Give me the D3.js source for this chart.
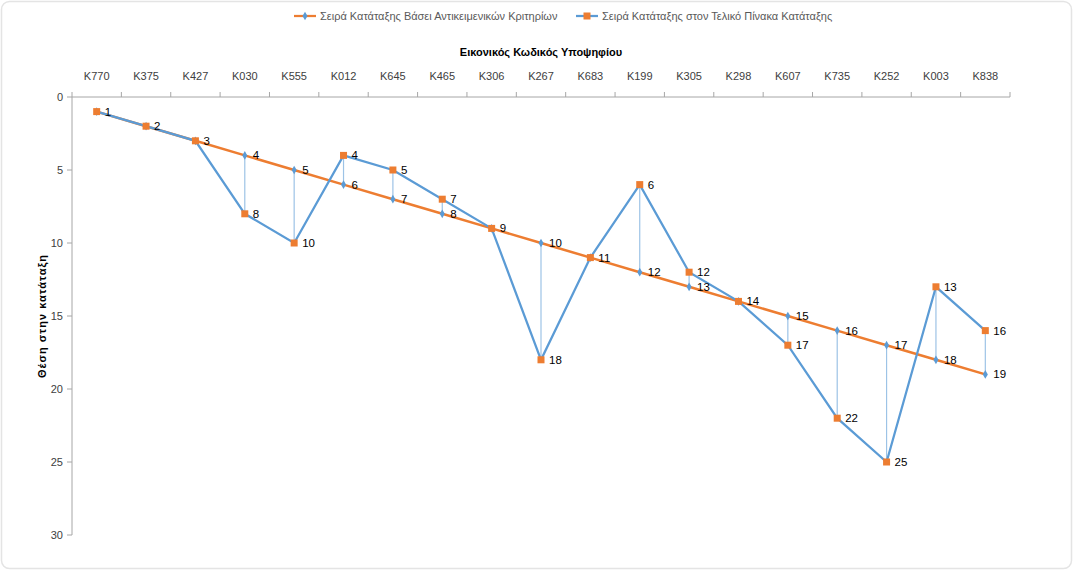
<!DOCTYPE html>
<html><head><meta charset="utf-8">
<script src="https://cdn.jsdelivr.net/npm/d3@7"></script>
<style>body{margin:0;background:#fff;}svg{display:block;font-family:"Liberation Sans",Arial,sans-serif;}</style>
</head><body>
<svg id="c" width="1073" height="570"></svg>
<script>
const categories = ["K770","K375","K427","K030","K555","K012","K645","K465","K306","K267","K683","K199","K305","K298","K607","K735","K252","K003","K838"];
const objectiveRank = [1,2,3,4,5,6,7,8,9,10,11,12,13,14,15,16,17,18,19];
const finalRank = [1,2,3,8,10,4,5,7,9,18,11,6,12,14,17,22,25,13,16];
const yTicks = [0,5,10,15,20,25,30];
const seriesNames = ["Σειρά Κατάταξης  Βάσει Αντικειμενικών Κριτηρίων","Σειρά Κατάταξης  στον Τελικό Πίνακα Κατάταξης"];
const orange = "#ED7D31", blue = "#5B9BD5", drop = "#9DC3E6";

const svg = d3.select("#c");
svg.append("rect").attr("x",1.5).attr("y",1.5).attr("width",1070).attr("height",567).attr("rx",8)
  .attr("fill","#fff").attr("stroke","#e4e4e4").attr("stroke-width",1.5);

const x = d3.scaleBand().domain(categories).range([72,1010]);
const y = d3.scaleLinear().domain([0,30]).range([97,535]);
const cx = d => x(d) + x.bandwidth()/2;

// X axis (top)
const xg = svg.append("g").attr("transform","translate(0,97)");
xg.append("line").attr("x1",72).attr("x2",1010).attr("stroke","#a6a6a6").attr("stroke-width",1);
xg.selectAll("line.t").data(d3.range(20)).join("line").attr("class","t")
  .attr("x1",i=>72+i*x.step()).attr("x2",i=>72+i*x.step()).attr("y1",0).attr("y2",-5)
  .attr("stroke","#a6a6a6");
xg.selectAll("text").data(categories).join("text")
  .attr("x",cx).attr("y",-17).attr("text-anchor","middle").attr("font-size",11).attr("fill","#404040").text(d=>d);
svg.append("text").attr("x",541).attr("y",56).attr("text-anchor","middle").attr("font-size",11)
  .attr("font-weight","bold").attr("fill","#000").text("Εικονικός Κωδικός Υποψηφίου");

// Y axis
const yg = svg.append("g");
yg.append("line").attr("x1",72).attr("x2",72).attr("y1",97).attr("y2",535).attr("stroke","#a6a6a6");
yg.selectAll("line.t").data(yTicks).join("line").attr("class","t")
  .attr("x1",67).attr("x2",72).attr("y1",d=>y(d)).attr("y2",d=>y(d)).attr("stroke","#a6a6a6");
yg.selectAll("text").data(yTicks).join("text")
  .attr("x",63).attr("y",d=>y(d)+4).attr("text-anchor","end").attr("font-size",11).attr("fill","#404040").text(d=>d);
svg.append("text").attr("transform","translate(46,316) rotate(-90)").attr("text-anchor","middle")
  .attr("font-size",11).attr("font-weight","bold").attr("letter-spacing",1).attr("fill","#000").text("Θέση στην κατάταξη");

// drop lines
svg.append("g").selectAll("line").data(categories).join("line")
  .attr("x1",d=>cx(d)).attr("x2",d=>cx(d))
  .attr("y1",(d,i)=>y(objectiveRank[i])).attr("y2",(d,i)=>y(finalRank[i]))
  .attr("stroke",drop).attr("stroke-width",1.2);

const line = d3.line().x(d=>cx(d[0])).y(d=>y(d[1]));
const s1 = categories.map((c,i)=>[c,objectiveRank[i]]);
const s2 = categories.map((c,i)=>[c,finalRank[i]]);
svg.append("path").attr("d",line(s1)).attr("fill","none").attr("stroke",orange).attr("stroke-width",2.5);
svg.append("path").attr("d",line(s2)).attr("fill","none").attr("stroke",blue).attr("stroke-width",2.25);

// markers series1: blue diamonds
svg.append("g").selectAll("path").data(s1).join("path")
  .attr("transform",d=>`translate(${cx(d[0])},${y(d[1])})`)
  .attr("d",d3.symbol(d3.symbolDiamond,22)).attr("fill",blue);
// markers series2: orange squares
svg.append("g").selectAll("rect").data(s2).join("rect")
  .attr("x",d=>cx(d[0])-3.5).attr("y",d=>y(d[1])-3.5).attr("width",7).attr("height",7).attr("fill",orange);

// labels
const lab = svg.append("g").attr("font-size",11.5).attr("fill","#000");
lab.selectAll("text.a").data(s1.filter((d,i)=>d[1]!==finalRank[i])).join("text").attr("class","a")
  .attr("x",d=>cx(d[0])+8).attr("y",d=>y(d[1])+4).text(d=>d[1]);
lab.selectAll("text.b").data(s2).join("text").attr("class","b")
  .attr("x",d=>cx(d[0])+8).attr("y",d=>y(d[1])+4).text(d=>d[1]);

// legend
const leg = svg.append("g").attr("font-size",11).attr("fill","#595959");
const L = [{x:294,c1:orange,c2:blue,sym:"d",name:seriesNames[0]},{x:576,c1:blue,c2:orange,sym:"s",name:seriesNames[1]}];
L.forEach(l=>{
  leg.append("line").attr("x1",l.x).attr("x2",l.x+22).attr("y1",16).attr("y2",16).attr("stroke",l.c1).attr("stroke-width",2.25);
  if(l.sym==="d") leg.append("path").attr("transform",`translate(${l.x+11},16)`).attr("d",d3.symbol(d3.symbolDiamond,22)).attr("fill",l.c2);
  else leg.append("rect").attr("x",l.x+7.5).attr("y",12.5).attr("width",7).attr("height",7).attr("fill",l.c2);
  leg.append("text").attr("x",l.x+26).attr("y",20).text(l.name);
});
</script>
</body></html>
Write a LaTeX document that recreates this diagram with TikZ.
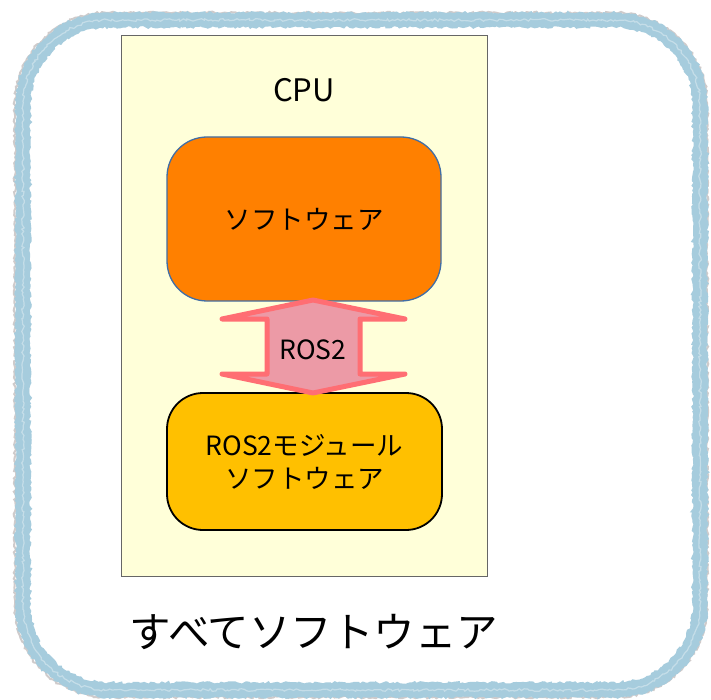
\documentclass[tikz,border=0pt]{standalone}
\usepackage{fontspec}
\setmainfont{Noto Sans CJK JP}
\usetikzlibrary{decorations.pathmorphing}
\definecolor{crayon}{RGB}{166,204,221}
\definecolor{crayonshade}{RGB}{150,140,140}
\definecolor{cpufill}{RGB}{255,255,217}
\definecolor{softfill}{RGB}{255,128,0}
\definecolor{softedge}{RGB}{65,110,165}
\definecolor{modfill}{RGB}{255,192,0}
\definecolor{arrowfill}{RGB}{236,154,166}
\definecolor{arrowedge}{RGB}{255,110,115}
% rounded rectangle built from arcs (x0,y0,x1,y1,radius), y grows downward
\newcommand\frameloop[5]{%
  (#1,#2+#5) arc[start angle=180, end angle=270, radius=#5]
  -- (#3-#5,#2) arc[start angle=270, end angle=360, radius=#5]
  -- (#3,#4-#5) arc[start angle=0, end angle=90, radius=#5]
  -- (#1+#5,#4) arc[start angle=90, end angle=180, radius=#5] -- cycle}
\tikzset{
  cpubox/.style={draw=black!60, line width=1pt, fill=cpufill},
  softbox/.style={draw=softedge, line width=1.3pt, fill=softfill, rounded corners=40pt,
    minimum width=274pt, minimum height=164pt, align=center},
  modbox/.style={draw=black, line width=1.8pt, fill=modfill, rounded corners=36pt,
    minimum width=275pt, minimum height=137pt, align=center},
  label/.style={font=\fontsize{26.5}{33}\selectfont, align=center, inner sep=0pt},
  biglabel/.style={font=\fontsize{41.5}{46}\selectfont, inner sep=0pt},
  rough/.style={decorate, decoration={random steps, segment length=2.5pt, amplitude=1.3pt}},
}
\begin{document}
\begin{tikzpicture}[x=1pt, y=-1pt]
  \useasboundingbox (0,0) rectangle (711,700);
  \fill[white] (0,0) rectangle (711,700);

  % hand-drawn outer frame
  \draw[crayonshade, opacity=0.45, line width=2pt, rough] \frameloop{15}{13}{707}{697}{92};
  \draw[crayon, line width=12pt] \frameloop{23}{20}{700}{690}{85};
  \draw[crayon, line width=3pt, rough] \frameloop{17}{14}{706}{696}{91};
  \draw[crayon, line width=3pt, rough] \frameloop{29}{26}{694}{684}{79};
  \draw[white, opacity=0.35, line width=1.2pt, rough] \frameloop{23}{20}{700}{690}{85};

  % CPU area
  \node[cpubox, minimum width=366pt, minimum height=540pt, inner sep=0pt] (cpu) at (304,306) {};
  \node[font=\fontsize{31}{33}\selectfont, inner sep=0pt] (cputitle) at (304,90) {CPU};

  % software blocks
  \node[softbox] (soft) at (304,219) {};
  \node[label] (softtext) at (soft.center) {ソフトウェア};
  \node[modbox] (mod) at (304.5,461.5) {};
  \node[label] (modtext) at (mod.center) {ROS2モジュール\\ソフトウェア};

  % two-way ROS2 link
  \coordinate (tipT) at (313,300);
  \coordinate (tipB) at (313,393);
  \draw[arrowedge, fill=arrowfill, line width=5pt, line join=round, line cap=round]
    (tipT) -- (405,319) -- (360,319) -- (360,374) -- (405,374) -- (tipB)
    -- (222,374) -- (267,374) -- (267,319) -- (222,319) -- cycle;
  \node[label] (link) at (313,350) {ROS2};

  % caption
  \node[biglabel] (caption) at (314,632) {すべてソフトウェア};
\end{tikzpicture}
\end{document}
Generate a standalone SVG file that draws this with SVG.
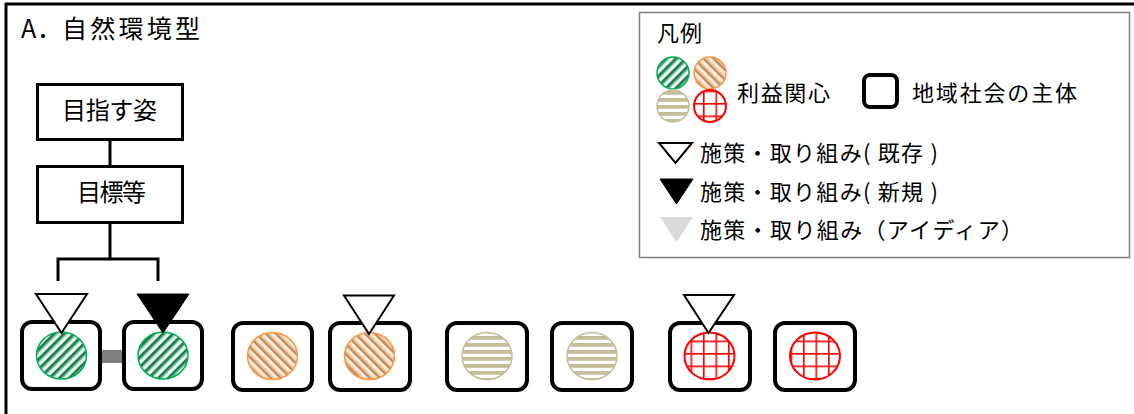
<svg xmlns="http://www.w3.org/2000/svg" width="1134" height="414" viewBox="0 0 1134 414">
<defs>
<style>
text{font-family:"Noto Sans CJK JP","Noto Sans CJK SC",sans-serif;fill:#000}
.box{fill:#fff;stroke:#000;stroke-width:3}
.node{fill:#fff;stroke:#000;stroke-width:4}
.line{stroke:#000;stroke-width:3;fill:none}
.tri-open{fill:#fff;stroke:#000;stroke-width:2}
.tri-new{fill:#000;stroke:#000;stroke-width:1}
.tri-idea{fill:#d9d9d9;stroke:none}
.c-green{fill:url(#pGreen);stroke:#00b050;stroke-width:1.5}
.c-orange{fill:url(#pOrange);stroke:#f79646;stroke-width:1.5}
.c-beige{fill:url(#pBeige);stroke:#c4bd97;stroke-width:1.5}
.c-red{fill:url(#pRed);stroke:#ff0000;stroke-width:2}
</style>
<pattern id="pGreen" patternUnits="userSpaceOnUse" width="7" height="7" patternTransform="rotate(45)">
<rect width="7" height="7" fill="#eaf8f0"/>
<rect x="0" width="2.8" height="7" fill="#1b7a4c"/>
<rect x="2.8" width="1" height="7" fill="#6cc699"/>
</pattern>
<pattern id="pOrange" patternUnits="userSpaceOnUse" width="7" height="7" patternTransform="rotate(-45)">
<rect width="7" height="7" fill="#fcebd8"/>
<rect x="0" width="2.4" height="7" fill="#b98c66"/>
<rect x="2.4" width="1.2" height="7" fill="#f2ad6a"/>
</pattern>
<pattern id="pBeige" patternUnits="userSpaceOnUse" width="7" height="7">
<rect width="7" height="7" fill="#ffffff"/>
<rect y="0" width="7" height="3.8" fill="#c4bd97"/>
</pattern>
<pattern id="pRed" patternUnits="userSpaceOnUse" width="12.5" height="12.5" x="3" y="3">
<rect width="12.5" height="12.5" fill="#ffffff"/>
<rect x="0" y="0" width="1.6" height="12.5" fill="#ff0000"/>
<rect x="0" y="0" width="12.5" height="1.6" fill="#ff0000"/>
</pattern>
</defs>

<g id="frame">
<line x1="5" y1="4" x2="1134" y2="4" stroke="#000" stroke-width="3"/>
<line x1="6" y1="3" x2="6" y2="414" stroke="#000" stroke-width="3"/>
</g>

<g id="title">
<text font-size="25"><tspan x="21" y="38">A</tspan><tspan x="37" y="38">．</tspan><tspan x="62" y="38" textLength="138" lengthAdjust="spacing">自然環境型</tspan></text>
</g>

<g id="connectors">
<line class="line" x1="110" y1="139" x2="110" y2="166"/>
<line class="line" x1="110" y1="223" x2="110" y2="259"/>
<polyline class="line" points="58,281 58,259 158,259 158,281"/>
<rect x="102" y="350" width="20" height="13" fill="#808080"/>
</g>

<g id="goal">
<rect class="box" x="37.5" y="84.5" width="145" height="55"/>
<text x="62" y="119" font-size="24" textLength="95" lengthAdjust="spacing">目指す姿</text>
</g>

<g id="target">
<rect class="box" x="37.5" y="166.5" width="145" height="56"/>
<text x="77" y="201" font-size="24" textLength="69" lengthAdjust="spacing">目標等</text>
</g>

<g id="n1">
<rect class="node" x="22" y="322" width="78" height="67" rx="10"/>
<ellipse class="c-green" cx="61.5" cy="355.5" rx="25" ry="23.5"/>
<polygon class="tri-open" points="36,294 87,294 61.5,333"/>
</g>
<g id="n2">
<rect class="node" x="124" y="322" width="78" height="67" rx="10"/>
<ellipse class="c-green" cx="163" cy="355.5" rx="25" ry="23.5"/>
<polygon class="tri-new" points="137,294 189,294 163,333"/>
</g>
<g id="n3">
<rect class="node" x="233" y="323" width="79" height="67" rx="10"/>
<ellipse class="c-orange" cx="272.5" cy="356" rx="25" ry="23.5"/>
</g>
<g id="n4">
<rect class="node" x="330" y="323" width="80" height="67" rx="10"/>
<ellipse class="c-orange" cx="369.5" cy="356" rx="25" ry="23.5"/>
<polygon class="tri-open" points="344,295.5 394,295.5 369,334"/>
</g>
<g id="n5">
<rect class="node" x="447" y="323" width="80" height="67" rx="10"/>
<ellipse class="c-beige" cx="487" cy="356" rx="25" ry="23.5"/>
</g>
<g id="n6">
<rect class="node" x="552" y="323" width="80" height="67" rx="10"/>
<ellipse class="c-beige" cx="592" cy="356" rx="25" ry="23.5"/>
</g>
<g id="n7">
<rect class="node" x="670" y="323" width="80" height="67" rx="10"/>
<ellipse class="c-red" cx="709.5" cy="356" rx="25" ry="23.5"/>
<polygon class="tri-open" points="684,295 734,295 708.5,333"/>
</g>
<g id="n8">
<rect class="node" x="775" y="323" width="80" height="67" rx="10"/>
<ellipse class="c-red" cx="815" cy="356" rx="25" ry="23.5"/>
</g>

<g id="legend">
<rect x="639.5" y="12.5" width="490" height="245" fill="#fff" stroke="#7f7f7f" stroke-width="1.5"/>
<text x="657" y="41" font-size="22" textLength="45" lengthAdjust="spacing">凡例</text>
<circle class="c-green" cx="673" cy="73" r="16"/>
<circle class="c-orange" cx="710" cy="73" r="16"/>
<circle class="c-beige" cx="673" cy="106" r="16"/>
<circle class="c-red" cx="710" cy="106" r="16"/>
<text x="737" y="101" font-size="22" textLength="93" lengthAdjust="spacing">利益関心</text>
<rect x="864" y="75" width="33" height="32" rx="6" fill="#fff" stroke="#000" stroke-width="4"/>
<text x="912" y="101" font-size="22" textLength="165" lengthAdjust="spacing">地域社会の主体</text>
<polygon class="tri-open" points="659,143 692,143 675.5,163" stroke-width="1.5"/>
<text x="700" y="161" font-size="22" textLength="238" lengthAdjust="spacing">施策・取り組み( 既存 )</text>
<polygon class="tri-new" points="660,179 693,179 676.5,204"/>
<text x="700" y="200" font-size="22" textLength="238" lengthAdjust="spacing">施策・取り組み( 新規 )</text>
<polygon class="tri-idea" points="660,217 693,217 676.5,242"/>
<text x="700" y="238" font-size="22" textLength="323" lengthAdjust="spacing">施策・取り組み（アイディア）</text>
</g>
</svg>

----

▸ THE TASK
Starting at the top of the listing above, please restate word for word each line up to and including the one that holds "const cx = d => x(d) + x.bandwidth()/2;", omitting every image.

▸ RESULT OF THE TASK
Give me the D3.js source for this chart.
<!DOCTYPE html>
<html><head><meta charset="utf-8">
<script src="https://cdn.jsdelivr.net/npm/d3@7"></script>
<style>body{margin:0;background:#fff;}svg{display:block;font-family:"Liberation Sans",Arial,sans-serif;}</style>
</head><body>
<svg id="c" width="1073" height="570"></svg>
<script>
const categories = ["K770","K375","K427","K030","K555","K012","K645","K465","K306","K267","K683","K199","K305","K298","K607","K735","K252","K003","K838"];
const objectiveRank = [1,2,3,4,5,6,7,8,9,10,11,12,13,14,15,16,17,18,19];
const finalRank = [1,2,3,8,10,4,5,7,9,18,11,6,12,14,17,22,25,13,16];
const yTicks = [0,5,10,15,20,25,30];
const seriesNames = ["Σειρά Κατάταξης  Βάσει Αντικειμενικών Κριτηρίων","Σειρά Κατάταξης  στον Τελικό Πίνακα Κατάταξης"];
const orange = "#ED7D31", blue = "#5B9BD5", drop = "#9DC3E6";

const svg = d3.select("#c");
svg.append("rect").attr("x",1.5).attr("y",1.5).attr("width",1070).attr("height",567).attr("rx",8)
  .attr("fill","#fff").attr("stroke","#e4e4e4").attr("stroke-width",1.5);

const x = d3.scaleBand().domain(categories).range([72,1010]);
const y = d3.scaleLinear().domain([0,30]).range([97,535]);
const cx = d => x(d) + x.bandwidth()/2;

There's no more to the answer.